▶ What the task asks: Write out every entry exactly as given, but omit the pictures.

····················

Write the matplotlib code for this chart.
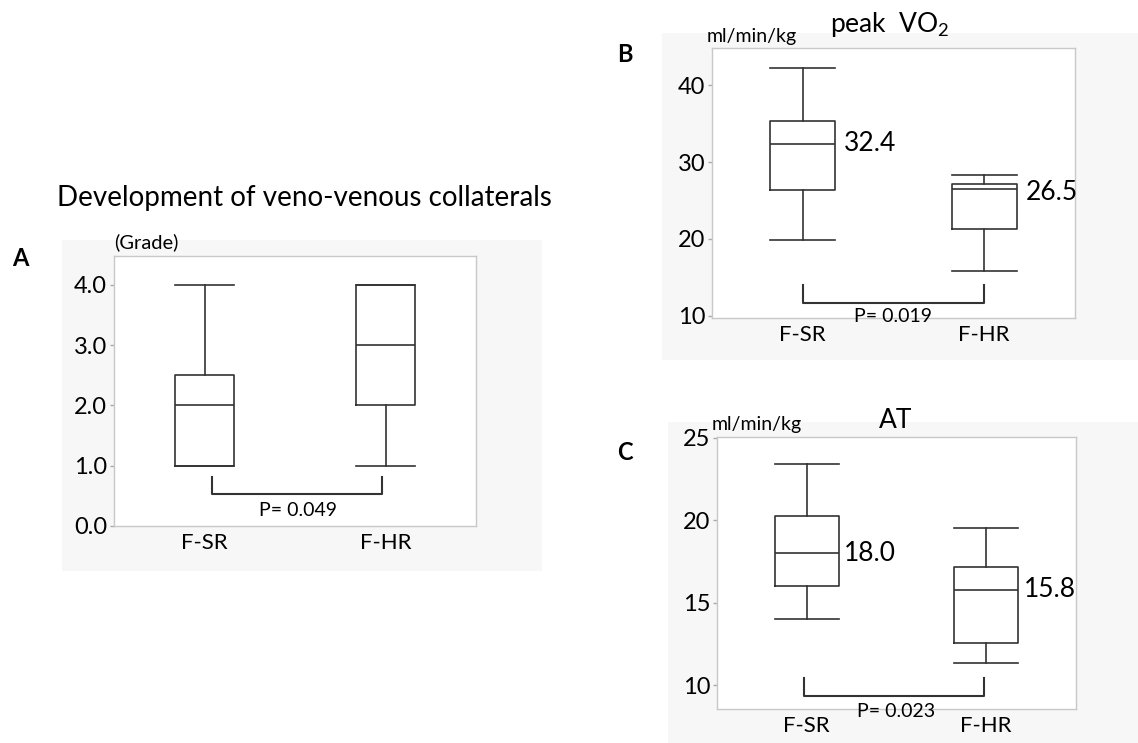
import matplotlib
matplotlib.use("Agg")
import matplotlib.pyplot as plt
from matplotlib.patches import Rectangle

plt.rcParams['font.family'] = ['Lato', 'DejaVu Sans']

W, H = 1138, 743

groups = ['F-SR', 'F-HR']
positions = [1, 2]

# panel A: development of veno-venous collaterals (grade)
a_whislo = [1.0, 1.0]
a_q1 = [1.0, 2.0]
a_med = [2.0, 3.0]
a_q3 = [2.5, 4.0]
a_whishi = [4.0, 4.0]
a_ticks = [0.0, 1.0, 2.0, 3.0, 4.0]

# panel B: peak VO2 (ml/min/kg)
b_whislo = [19.9, 15.8]
b_q1 = [26.3, 21.3]
b_med = [32.4, 26.5]
b_q3 = [35.4, 27.1]
b_whishi = [42.2, 28.3]
b_ticks = [10, 20, 30, 40]

# panel C: AT (ml/min/kg)
c_whislo = [14.0, 11.35]
c_q1 = [16.0, 12.6]
c_med = [18.0, 15.8]
c_q3 = [20.25, 17.2]
c_whishi = [23.45, 19.55]
c_ticks = [10, 15, 20, 25]

p_values = ['P= 0.049', 'P= 0.019', 'P= 0.023']


def px_axes(l, t, r, b):
    return fig.add_axes([l / W, 1 - b / H, (r - l) / W, (b - t) / H])


def gray_bg(l, t, r, b):
    fig.patches.append(Rectangle((l / W, 1 - b / H), (r - l) / W, (b - t) / H,
                                 transform=fig.transFigure, facecolor='#f7f7f7',
                                 edgecolor='none', zorder=-10))


def make_stats(whislo, q1, med, q3, whishi):
    stats = []
    for i in range(len(groups)):
        stats.append({'whislo': whislo[i], 'q1': q1[i], 'med': med[i],
                      'q3': q3[i], 'whishi': whishi[i], 'fliers': []})
    return stats


def draw_panel(ax, stats, width, ylim, ticks, fmt, ysize):
    lc = '#333333'
    ax.bxp(stats, positions=positions, widths=width, capwidths=width,
           showfliers=False, patch_artist=False,
           boxprops=dict(color=lc, linewidth=1.2),
           medianprops=dict(color=lc, linewidth=1.2),
           whiskerprops=dict(color=lc, linewidth=1.2),
           capprops=dict(color=lc, linewidth=1.2))
    ax.set_xlim(0.5, 2.5)
    ax.set_ylim(*ylim)
    ax.set_yticks(ticks)
    ax.set_yticklabels([fmt % t for t in ticks], fontsize=ysize)
    ax.set_xticks(positions)
    ax.set_xticklabels(groups, fontsize=16)
    ax.tick_params(axis='x', length=0, pad=5)
    ax.tick_params(axis='y', length=3, width=1, color='#aaaaaa', pad=2)
    for s in ax.spines.values():
        s.set_color('#c8c8c8')
        s.set_linewidth(1)


def bracket(ax, x0, x1, ytop, ybot, ptext, ptx, pty):
    tr = ax.get_xaxis_transform()
    ax.plot([x0, x0, x1, x1], [ytop, ybot, ybot, ytop], color='#333333',
            linewidth=1.5, transform=tr, clip_on=False)
    ax.text(ptx, pty, ptext, transform=ax.transAxes, ha='center', va='center',
            fontsize=14, clip_on=False)


fig = plt.figure(figsize=(W / 100, H / 100), dpi=100)

# ---- A ----
gray_bg(62, 240, 542, 571)
axA = px_axes(114, 256, 476, 526)
draw_panel(axA, make_stats(a_whislo, a_q1, a_med, a_q3, a_whishi), 0.324,
           (0, 4.48), a_ticks, '%.1f', 17)
bracket(axA, 1.04, 1.98, 0.183, 0.118, p_values[0], 0.508, 0.059)
axA.annotate('(Grade)', xy=(0, 1), xycoords='axes fraction', xytext=(0, 10),
             textcoords='offset points', ha='left', va='center', fontsize=14.5)
axA.annotate('Development of veno-venous collaterals', xy=(0.5, 1),
             xycoords='axes fraction', xytext=(7, 42), textcoords='offset points',
             ha='center', va='center', fontsize=20)
fig.text(20 / W, 1 - 258 / H, 'A', fontsize=17, fontweight='bold',
         ha='center', va='center')

# ---- B ----
gray_bg(662, 33, 1138, 360)
axB = px_axes(712, 48, 1075, 318)
draw_panel(axB, make_stats(b_whislo, b_q1, b_med, b_q3, b_whishi), 0.357,
           (9.7, 44.85), b_ticks, '%d', 17)
for i, p in enumerate(positions):
    axB.text(p + 0.357 / 2 + 0.05, b_med[i] - (0.4 if i else 0), '%.1f' % b_med[i],
             fontsize=19, ha='left', va='center')
bracket(axB, 1.0, 2.0, 0.122, 0.054, p_values[1], 0.5, 0.004)
axB.annotate('ml/min/kg', xy=(0, 1), xycoords='axes fraction', xytext=(-4, 8),
             textcoords='offset points', ha='left', va='center', fontsize=14)
axB.annotate('peak  VO$_{\\mathregular{2}}$', xy=(0.5, 1), xycoords='axes fraction',
             xytext=(-3, 17), textcoords='offset points', ha='center',
             va='center', fontsize=19)
fig.text(625 / W, 1 - 55 / H, 'B', fontsize=17, fontweight='bold',
         ha='center', va='center')

# ---- C ----
gray_bg(668, 422, 1138, 743)
axC = px_axes(717, 437, 1076, 709)
draw_panel(axC, make_stats(c_whislo, c_q1, c_med, c_q3, c_whishi), 0.358,
           (8.57, 25.06), c_ticks, '%d', 17)
for i, p in enumerate(positions):
    axC.text(p + 0.358 / 2 + 0.03, c_med[i], '%.1f' % c_med[i],
             fontsize=19, ha='left', va='center')
bracket(axC, 0.984, 1.99, 0.113, 0.049, p_values[2], 0.5, -0.011)
axC.annotate('ml/min/kg', xy=(0, 1), xycoords='axes fraction', xytext=(-4, 9),
             textcoords='offset points', ha='left', va='center', fontsize=14)
axC.annotate('AT', xy=(0.5, 1), xycoords='axes fraction', xytext=(-1, 12),
             textcoords='offset points', ha='center', va='center', fontsize=19)
fig.text(625 / W, 1 - 453 / H, 'C', fontsize=17, fontweight='bold',
         ha='center', va='center')

fig.savefig('out.png', dpi=100, facecolor='white')
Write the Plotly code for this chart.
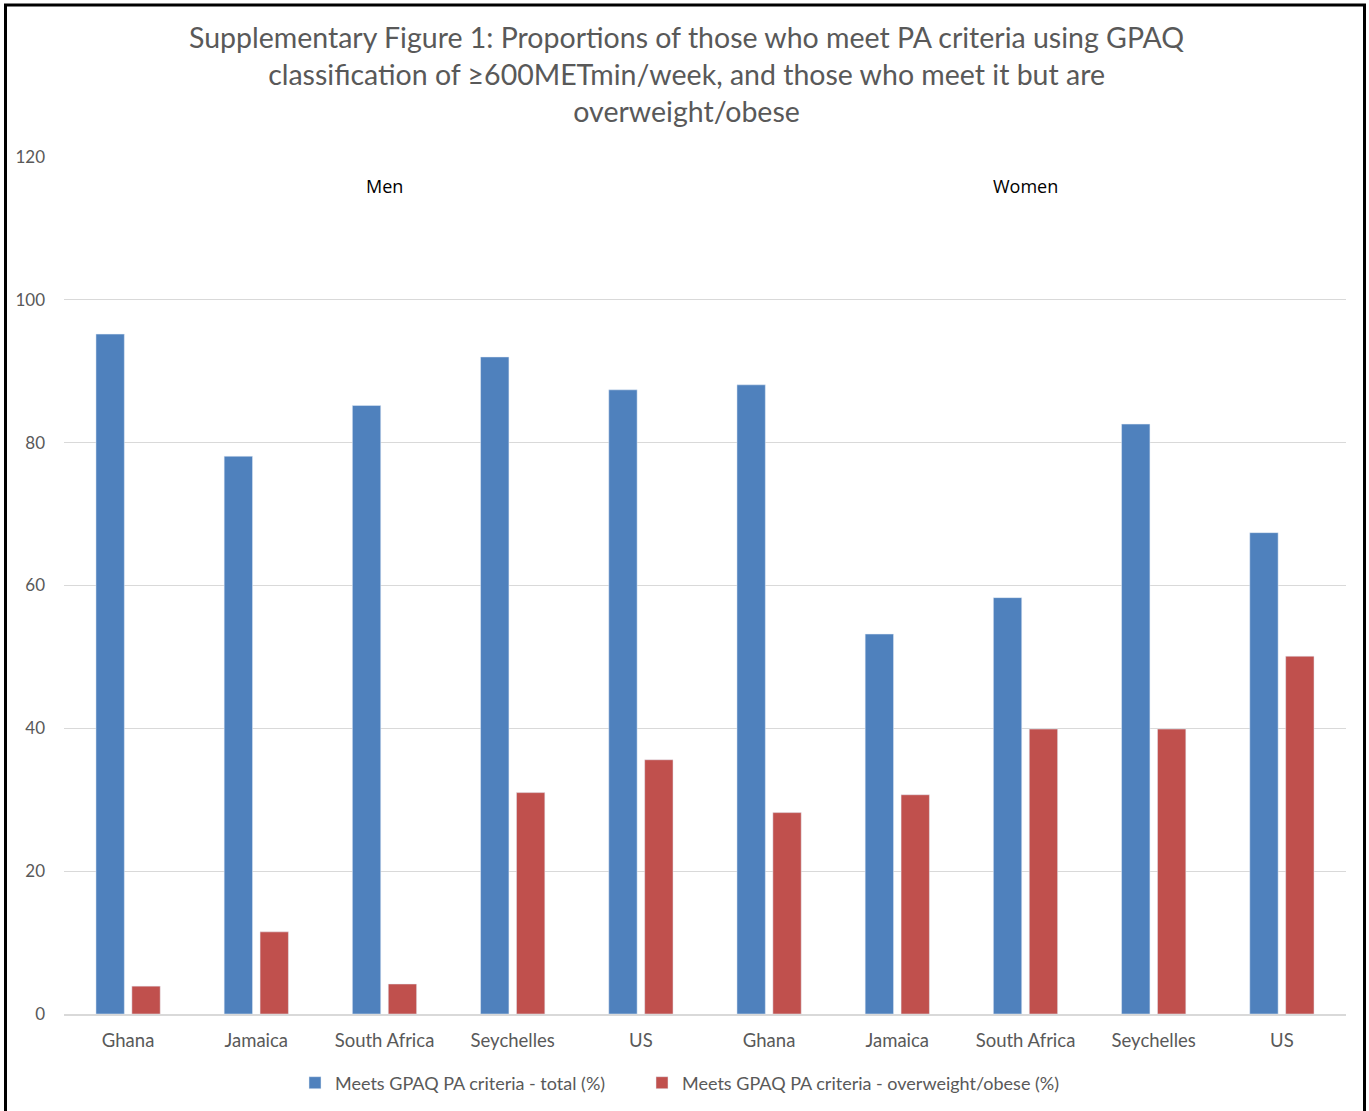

····················

▶ The reply:
Write the matplotlib code for this chart.
import matplotlib
matplotlib.use("Agg")
import matplotlib.pyplot as plt
from matplotlib.patches import Rectangle

plt.rcParams['font.family'] = ['Lato', 'DejaVu Sans']

W, H = 1138, 743

groups = ['F-SR', 'F-HR']
positions = [1, 2]

# panel A: development of veno-venous collaterals (grade)
a_whislo = [1.0, 1.0]
a_q1 = [1.0, 2.0]
a_med = [2.0, 3.0]
a_q3 = [2.5, 4.0]
a_whishi = [4.0, 4.0]
a_ticks = [0.0, 1.0, 2.0, 3.0, 4.0]

# panel B: peak VO2 (ml/min/kg)
b_whislo = [19.9, 15.8]
b_q1 = [26.3, 21.3]
b_med = [32.4, 26.5]
b_q3 = [35.4, 27.1]
b_whishi = [42.2, 28.3]
b_ticks = [10, 20, 30, 40]

# panel C: AT (ml/min/kg)
c_whislo = [14.0, 11.35]
c_q1 = [16.0, 12.6]
c_med = [18.0, 15.8]
c_q3 = [20.25, 17.2]
c_whishi = [23.45, 19.55]
c_ticks = [10, 15, 20, 25]

p_values = ['P= 0.049', 'P= 0.019', 'P= 0.023']


def px_axes(l, t, r, b):
    return fig.add_axes([l / W, 1 - b / H, (r - l) / W, (b - t) / H])


def gray_bg(l, t, r, b):
    fig.patches.append(Rectangle((l / W, 1 - b / H), (r - l) / W, (b - t) / H,
                                 transform=fig.transFigure, facecolor='#f7f7f7',
                                 edgecolor='none', zorder=-10))


def make_stats(whislo, q1, med, q3, whishi):
    stats = []
    for i in range(len(groups)):
        stats.append({'whislo': whislo[i], 'q1': q1[i], 'med': med[i],
                      'q3': q3[i], 'whishi': whishi[i], 'fliers': []})
    return stats


def draw_panel(ax, stats, width, ylim, ticks, fmt, ysize):
    lc = '#333333'
    ax.bxp(stats, positions=positions, widths=width, capwidths=width,
           showfliers=False, patch_artist=False,
           boxprops=dict(color=lc, linewidth=1.2),
           medianprops=dict(color=lc, linewidth=1.2),
           whiskerprops=dict(color=lc, linewidth=1.2),
           capprops=dict(color=lc, linewidth=1.2))
    ax.set_xlim(0.5, 2.5)
    ax.set_ylim(*ylim)
    ax.set_yticks(ticks)
    ax.set_yticklabels([fmt % t for t in ticks], fontsize=ysize)
    ax.set_xticks(positions)
    ax.set_xticklabels(groups, fontsize=16)
    ax.tick_params(axis='x', length=0, pad=5)
    ax.tick_params(axis='y', length=3, width=1, color='#aaaaaa', pad=2)
    for s in ax.spines.values():
        s.set_color('#c8c8c8')
        s.set_linewidth(1)


def bracket(ax, x0, x1, ytop, ybot, ptext, ptx, pty):
    tr = ax.get_xaxis_transform()
    ax.plot([x0, x0, x1, x1], [ytop, ybot, ybot, ytop], color='#333333',
            linewidth=1.5, transform=tr, clip_on=False)
    ax.text(ptx, pty, ptext, transform=ax.transAxes, ha='center', va='center',
            fontsize=14, clip_on=False)


fig = plt.figure(figsize=(W / 100, H / 100), dpi=100)

# ---- A ----
gray_bg(62, 240, 542, 571)
axA = px_axes(114, 256, 476, 526)
draw_panel(axA, make_stats(a_whislo, a_q1, a_med, a_q3, a_whishi), 0.324,
           (0, 4.48), a_ticks, '%.1f', 17)
bracket(axA, 1.04, 1.98, 0.183, 0.118, p_values[0], 0.508, 0.059)
axA.annotate('(Grade)', xy=(0, 1), xycoords='axes fraction', xytext=(0, 10),
             textcoords='offset points', ha='left', va='center', fontsize=14.5)
axA.annotate('Development of veno-venous collaterals', xy=(0.5, 1),
             xycoords='axes fraction', xytext=(7, 42), textcoords='offset points',
             ha='center', va='center', fontsize=20)
fig.text(20 / W, 1 - 258 / H, 'A', fontsize=17, fontweight='bold',
         ha='center', va='center')

# ---- B ----
gray_bg(662, 33, 1138, 360)
axB = px_axes(712, 48, 1075, 318)
draw_panel(axB, make_stats(b_whislo, b_q1, b_med, b_q3, b_whishi), 0.357,
           (9.7, 44.85), b_ticks, '%d', 17)
for i, p in enumerate(positions):
    axB.text(p + 0.357 / 2 + 0.05, b_med[i] - (0.4 if i else 0), '%.1f' % b_med[i],
             fontsize=19, ha='left', va='center')
bracket(axB, 1.0, 2.0, 0.122, 0.054, p_values[1], 0.5, 0.004)
axB.annotate('ml/min/kg', xy=(0, 1), xycoords='axes fraction', xytext=(-4, 8),
             textcoords='offset points', ha='left', va='center', fontsize=14)
axB.annotate('peak  VO$_{\\mathregular{2}}$', xy=(0.5, 1), xycoords='axes fraction',
             xytext=(-3, 17), textcoords='offset points', ha='center',
             va='center', fontsize=19)
fig.text(625 / W, 1 - 55 / H, 'B', fontsize=17, fontweight='bold',
         ha='center', va='center')

# ---- C ----
gray_bg(668, 422, 1138, 743)
axC = px_axes(717, 437, 1076, 709)
draw_panel(axC, make_stats(c_whislo, c_q1, c_med, c_q3, c_whishi), 0.358,
           (8.57, 25.06), c_ticks, '%d', 17)
for i, p in enumerate(positions):
    axC.text(p + 0.358 / 2 + 0.03, c_med[i], '%.1f' % c_med[i],
             fontsize=19, ha='left', va='center')
bracket(axC, 0.984, 1.99, 0.113, 0.049, p_values[2], 0.5, -0.011)
axC.annotate('ml/min/kg', xy=(0, 1), xycoords='axes fraction', xytext=(-4, 9),
             textcoords='offset points', ha='left', va='center', fontsize=14)
axC.annotate('AT', xy=(0.5, 1), xycoords='axes fraction', xytext=(-1, 12),
             textcoords='offset points', ha='center', va='center', fontsize=19)
fig.text(625 / W, 1 - 453 / H, 'C', fontsize=17, fontweight='bold',
         ha='center', va='center')

fig.savefig('out.png', dpi=100, facecolor='white')
Write the Plotly code for this chart.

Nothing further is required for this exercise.